As I was older and lived in Korea during a period where my memories are somewhat intact, I do have my own hazy experiences connected to my culture…the smells of Seoul, the vague taste of foods that are just out of my reach to conjure fully, the curl of my tongue to form sounds unnatural when speaking English, the way my body sometimes seems to move of its own volition to uphold some deep-seated nod to respect. Unfortunately, these are not things easily explained and taught to children. Children learn and grow through experience. Through trying. Through failing. There’s a frustration at times when I have to sit down to unearth from the internet information that I feel is buried deep within me.
So that’s how it was with 추석 (Chuseok, Korean Thanksgiving) this past year. I leaned into my 선생님 (seonsaengnim, teacher), my friend in Korea, as well as any and all websites I could find.
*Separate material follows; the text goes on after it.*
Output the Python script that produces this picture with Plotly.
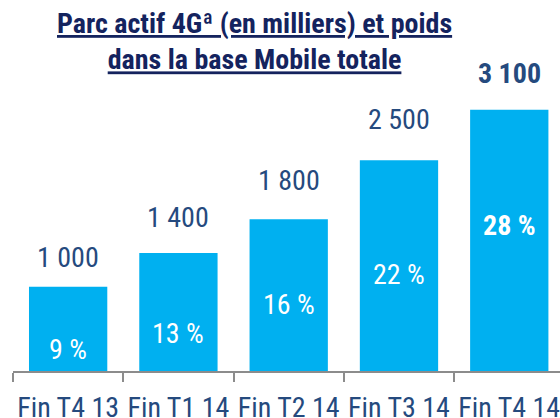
import plotly.graph_objects as go

# ---- data ----
categories = ["Fin T4 13", "Fin T1 14", "Fin T2 14", "Fin T3 14", "Fin T4 14"]
parc_4g = [1000, 1400, 1800, 2500, 3100]
value_labels = ["1 000", "1 400", "1 800", "2 500", "3 100"]
poids_pct = [9, 13, 16, 22, 28]
title_line1 = "Parc actif 4Gª (en milliers) et poids"
title_line2 = "dans la base Mobile totale"

FONT = "Liberation Sans Narrow, Arial Narrow, Roboto Condensed, sans-serif"
BAR = "#00B0F0"
LABEL = "#254A7E"
TITLE = "#14235E"

fig = go.Figure()
fig.add_trace(go.Bar(
    x=categories, y=parc_4g, marker=dict(color=BAR, line=dict(width=0)),
    width=0.71, hoverinfo="skip", showlegend=False,
))

# value labels above bars
val_shift = [11, 17, 20, 22, 18]
for i, (c, v, t) in enumerate(zip(categories, parc_4g, value_labels)):
    last = i == len(categories) - 1
    fig.add_annotation(
        x=c, y=v, text=f"<b>{t}</b>" if last else t, showarrow=False,
        yanchor="bottom", yshift=val_shift[i],
        font=dict(family=FONT, size=28, color=LABEL),
    )

# percent labels inside bars (positions in fraction of bar height)
pct_frac = [0.26, 0.32, 0.44, 0.458, 0.557]
for i, (c, v, p) in enumerate(zip(categories, parc_4g, poids_pct)):
    last = i == len(categories) - 1
    txt = f"{p} %"
    fig.add_annotation(
        x=c, y=v * pct_frac[i], text=f"<b>{txt}</b>" if last else txt,
        showarrow=False, yanchor="middle",
        font=dict(family=FONT, size=28, color="white"),
    )

fig.add_annotation(
    xref="paper", yref="paper", x=(254 - 13) / 547, y=1, yanchor="bottom",
    yshift=-2, showarrow=False, align="center",
    text=f"<b><u>{title_line1}</u></b><br><b><u>{title_line2}</u></b>",
    font=dict(family=FONT, size=28, color=TITLE),
)

fig.update_layout(
    width=560, height=418,
    margin=dict(l=13, r=0, t=76, b=47, autoexpand=False),
    paper_bgcolor="white", plot_bgcolor="white",
    bargap=0.29,
    xaxis=dict(
        type="category", range=[-0.5, 4.46], automargin=False,
        showline=True, linecolor="#8C8C8C", linewidth=2,
        ticks="outside", tickson="boundaries", ticklen=9, tickwidth=2,
        tickcolor="#8C8C8C", showgrid=False, tickangle=0,
        ticklabelstandoff=10,
        tickfont=dict(family=FONT, size=28, color=LABEL),
    ),
    yaxis=dict(range=[0, 3500], visible=False, showgrid=False),
)

fig.write_html(
    "out.html",
    config={"displayModeBar": False},
    post_script="document.body.style.margin='0px';document.body.style.overflow='hidden';",
)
The vulnerability I feel in sharing swells into my throat as I write this. It is strange, to say the least, to read about practices and traditions of a culture that is my own rather than it being second nature. I’m cautious in sharing this for fear of having done some part of the day and tradition wrong (I know I did) and then it’s as though this thing, this wispy part of me passed right through my fingers.
I feel the bubbling frustration, sadness, and loss when holidays like this come. I see the opportunities missed by my adoptive parents to integrate my culture into our lives as celebrating part of who I am. I have memories of telling them about some practices I remembered, like bowing to my 할머니 (halmeoni, grandmother) and 할아버지 (harabeoji, grandfather) during the New Year in my 한복 (hanbok, traditional/formal Korean attire). Never did my sharing give me the opportunity to celebrate those things in my home. Again, I recognize the limited resources and education my parents received in these areas so I don’t hold them wholly responsible. It’s just a loss I can feel to my core and the emotional exhaustion I feel in having to work so hard to bring to life the part of me that was lost or lay dormant for so long.
I don’t have grand words of wisdom on parenting as an adoptee other than, like so many other things with adoption, it is complicated. I despise that word sometimes, I truly do.
I do then think of the alternative. As a child growing up missing out on so many important parts of my identity and the impact of that in my adulthood drives me to do better, do more for my children. Sure, they may reject is as I think many of us who are seen as different do, but I have hope that learning it from a young age will make it more accessible and easier for them.